Clipperton Island is so remote that even the Guinness Book of World Records’ “Most Traveled Man” was given no recourse but to swim there. Factually speaking, the atoll in the East Pacific is equally as inhospitable as it is hard to reach: the land is barren with no freshwater to be found, and treacherous reefs surround it on all sides. Given all that, it’s still palm-laden, lagoon rimmed paradise of crystalline waters known for hosting a massive population of crabs and sea fowl.
However, Clipperton Island has a dark past. In 1906, a guano mining business (yes, those exist) jointly operated by British and Mexican interest groups made the only good-faith attempt at colonizing the island in its long history. Today, it is administered by France as a minor outlying territory.
One hundred men and women were deposited on the island, knowing full-well that they would depend on shipments of sustenance sent from mainland Mexico for their survival. Everything went as planned until the Mexican Civil War diverted the suppliers’ attention … for years.
Slowly but surely, all the men died from either malnutrition or failed escape attempts, save one: Victoriano Álvarez. As the last living male, he proclaimed himself “king” and took to enslaving, murdering, and raping the remaining women and children.

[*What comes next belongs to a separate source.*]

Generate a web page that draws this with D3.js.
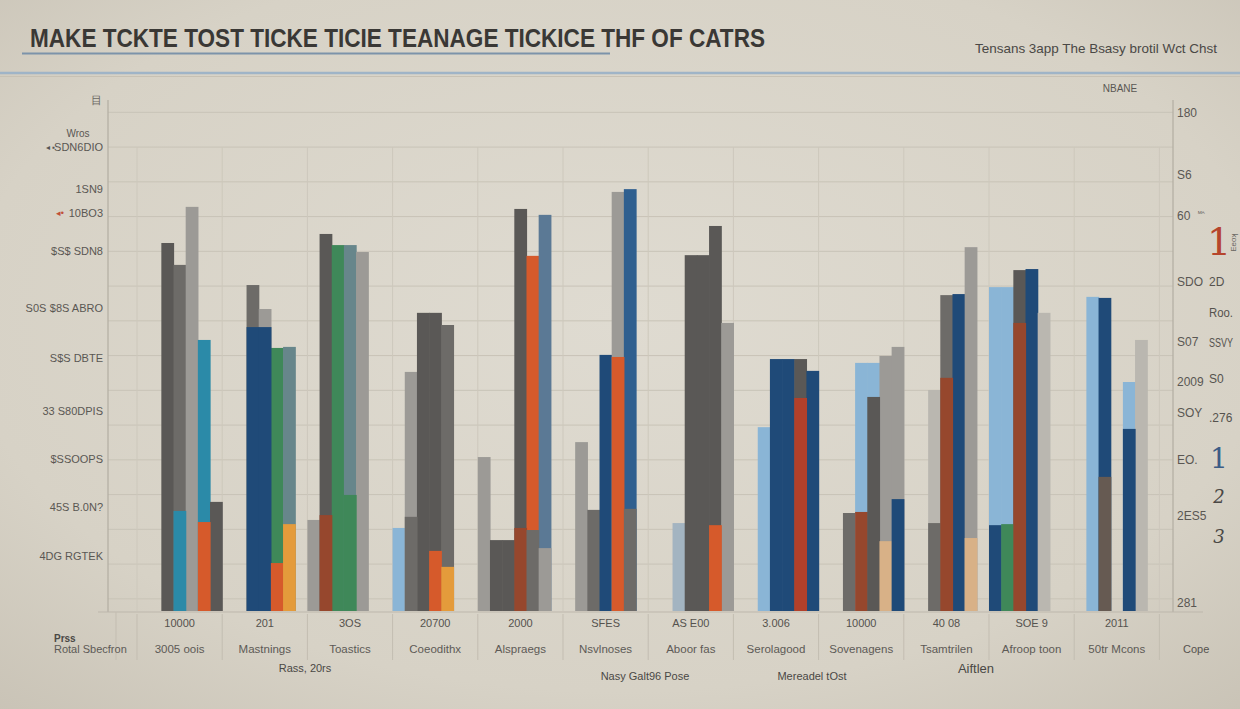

His reign of terror lasted for some time until ultimately the women conspired and successfully gave him a dose of his own medicine and the former ship captain’s widow killed him. Eventually, three women and seven children were rescued from the island by a passing ship in 1917.
No attempts at permanently colonizing Clipperton have been made since and the island’s violent past remains unknown to most people.